> _Stated exercise_
Skip all pictures, then print the remaining material exactly.
─── Given material ───
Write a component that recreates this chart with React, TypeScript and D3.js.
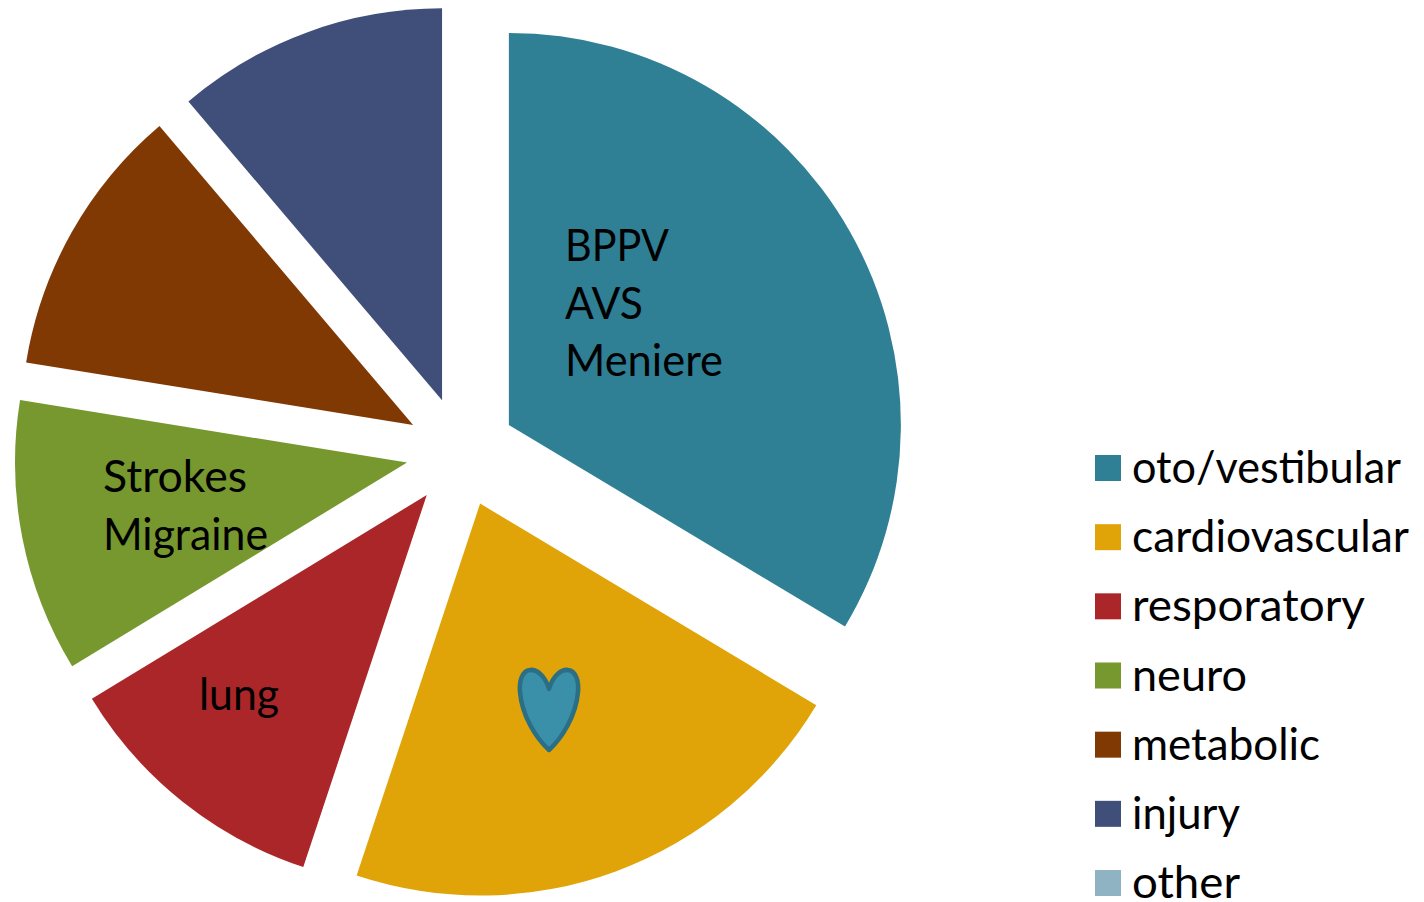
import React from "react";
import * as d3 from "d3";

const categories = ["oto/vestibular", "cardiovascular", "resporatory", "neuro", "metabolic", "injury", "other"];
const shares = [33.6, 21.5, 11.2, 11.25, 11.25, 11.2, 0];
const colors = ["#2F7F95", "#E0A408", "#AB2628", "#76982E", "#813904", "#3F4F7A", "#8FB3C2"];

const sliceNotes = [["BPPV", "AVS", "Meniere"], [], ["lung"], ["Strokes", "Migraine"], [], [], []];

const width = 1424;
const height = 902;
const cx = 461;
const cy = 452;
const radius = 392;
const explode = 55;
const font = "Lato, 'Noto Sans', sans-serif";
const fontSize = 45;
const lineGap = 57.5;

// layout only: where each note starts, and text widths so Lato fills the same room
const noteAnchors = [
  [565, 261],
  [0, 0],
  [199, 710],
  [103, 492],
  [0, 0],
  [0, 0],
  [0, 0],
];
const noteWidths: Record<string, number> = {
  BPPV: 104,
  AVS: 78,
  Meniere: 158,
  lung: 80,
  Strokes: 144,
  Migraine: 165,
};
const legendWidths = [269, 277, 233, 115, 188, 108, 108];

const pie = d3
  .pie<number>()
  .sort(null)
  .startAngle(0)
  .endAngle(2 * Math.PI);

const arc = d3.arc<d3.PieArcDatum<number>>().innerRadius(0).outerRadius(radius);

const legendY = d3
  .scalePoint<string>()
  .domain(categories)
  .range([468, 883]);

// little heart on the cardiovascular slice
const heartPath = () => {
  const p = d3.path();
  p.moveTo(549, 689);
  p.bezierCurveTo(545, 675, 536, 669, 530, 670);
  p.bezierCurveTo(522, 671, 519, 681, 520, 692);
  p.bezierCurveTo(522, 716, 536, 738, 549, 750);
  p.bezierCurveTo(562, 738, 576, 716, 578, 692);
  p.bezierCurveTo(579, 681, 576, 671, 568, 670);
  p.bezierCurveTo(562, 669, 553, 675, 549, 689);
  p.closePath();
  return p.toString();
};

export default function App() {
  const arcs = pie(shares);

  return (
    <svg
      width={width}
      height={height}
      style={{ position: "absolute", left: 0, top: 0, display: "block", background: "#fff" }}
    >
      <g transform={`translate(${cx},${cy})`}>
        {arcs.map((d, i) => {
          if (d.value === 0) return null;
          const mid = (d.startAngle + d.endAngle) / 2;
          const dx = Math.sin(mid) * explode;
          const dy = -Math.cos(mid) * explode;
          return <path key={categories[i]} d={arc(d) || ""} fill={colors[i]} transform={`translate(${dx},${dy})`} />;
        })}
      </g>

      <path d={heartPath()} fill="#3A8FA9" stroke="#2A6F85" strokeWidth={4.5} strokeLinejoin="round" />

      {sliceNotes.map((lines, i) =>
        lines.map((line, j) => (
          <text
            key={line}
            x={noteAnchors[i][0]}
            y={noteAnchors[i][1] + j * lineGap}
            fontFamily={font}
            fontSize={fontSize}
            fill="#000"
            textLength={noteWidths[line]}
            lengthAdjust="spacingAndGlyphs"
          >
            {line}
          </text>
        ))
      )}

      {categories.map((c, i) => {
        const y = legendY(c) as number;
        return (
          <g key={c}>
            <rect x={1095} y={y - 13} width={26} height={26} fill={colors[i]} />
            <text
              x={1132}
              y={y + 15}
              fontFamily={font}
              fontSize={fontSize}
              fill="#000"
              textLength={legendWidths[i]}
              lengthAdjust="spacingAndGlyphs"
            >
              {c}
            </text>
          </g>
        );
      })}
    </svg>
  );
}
───
> _Answer to this problem_
Write a component that recreates this chart with React, TypeScript and D3.js.
import React from "react";
import * as d3 from "d3";

const categories = ["oto/vestibular", "cardiovascular", "resporatory", "neuro", "metabolic", "injury", "other"];
const shares = [33.6, 21.5, 11.2, 11.25, 11.25, 11.2, 0];
const colors = ["#2F7F95", "#E0A408", "#AB2628", "#76982E", "#813904", "#3F4F7A", "#8FB3C2"];

const sliceNotes = [["BPPV", "AVS", "Meniere"], [], ["lung"], ["Strokes", "Migraine"], [], [], []];

const width = 1424;
const height = 902;
const cx = 461;
const cy = 452;
const radius = 392;
const explode = 55;
const font = "Lato, 'Noto Sans', sans-serif";
const fontSize = 45;
const lineGap = 57.5;

// layout only: where each note starts, and text widths so Lato fills the same room
const noteAnchors = [
  [565, 261],
  [0, 0],
  [199, 710],
  [103, 492],
  [0, 0],
  [0, 0],
  [0, 0],
];
const noteWidths: Record<string, number> = {
  BPPV: 104,
  AVS: 78,
  Meniere: 158,
  lung: 80,
  Strokes: 144,
  Migraine: 165,
};
const legendWidths = [269, 277, 233, 115, 188, 108, 108];

const pie = d3
  .pie<number>()
  .sort(null)
  .startAngle(0)
  .endAngle(2 * Math.PI);

const arc = d3.arc<d3.PieArcDatum<number>>().innerRadius(0).outerRadius(radius);

const legendY = d3
  .scalePoint<string>()
  .domain(categories)
  .range([468, 883]);

// little heart on the cardiovascular slice
const heartPath = () => {
  const p = d3.path();
  p.moveTo(549, 689);
  p.bezierCurveTo(545, 675, 536, 669, 530, 670);
  p.bezierCurveTo(522, 671, 519, 681, 520, 692);
  p.bezierCurveTo(522, 716, 536, 738, 549, 750);
  p.bezierCurveTo(562, 738, 576, 716, 578, 692);
  p.bezierCurveTo(579, 681, 576, 671, 568, 670);
  p.bezierCurveTo(562, 669, 553, 675, 549, 689);
  p.closePath();
  return p.toString();
};

export default function App() {
  const arcs = pie(shares);

  return (
    <svg
      width={width}
      height={height}
      style={{ position: "absolute", left: 0, top: 0, display: "block", background: "#fff" }}
    >
      <g transform={`translate(${cx},${cy})`}>
        {arcs.map((d, i) => {
          if (d.value === 0) return null;
          const mid = (d.startAngle + d.endAngle) / 2;
          const dx = Math.sin(mid) * explode;
          const dy = -Math.cos(mid) * explode;
          return <path key={categories[i]} d={arc(d) || ""} fill={colors[i]} transform={`translate(${dx},${dy})`} />;
        })}
      </g>

      <path d={heartPath()} fill="#3A8FA9" stroke="#2A6F85" strokeWidth={4.5} strokeLinejoin="round" />

      {sliceNotes.map((lines, i) =>
        lines.map((line, j) => (
          <text
            key={line}
            x={noteAnchors[i][0]}
            y={noteAnchors[i][1] + j * lineGap}
            fontFamily={font}
            fontSize={fontSize}
            fill="#000"
            textLength={noteWidths[line]}
            lengthAdjust="spacingAndGlyphs"
          >
            {line}
          </text>
        ))
      )}

      {categories.map((c, i) => {
        const y = legendY(c) as number;
        return (
          <g key={c}>
            <rect x={1095} y={y - 13} width={26} height={26} fill={colors[i]} />
            <text
              x={1132}
              y={y + 15}
              fontFamily={font}
              fontSize={fontSize}
              fill="#000"
              textLength={legendWidths[i]}
              lengthAdjust="spacingAndGlyphs"
            >
              {c}
            </text>
          </g>
        );
      })}
    </svg>
  );
}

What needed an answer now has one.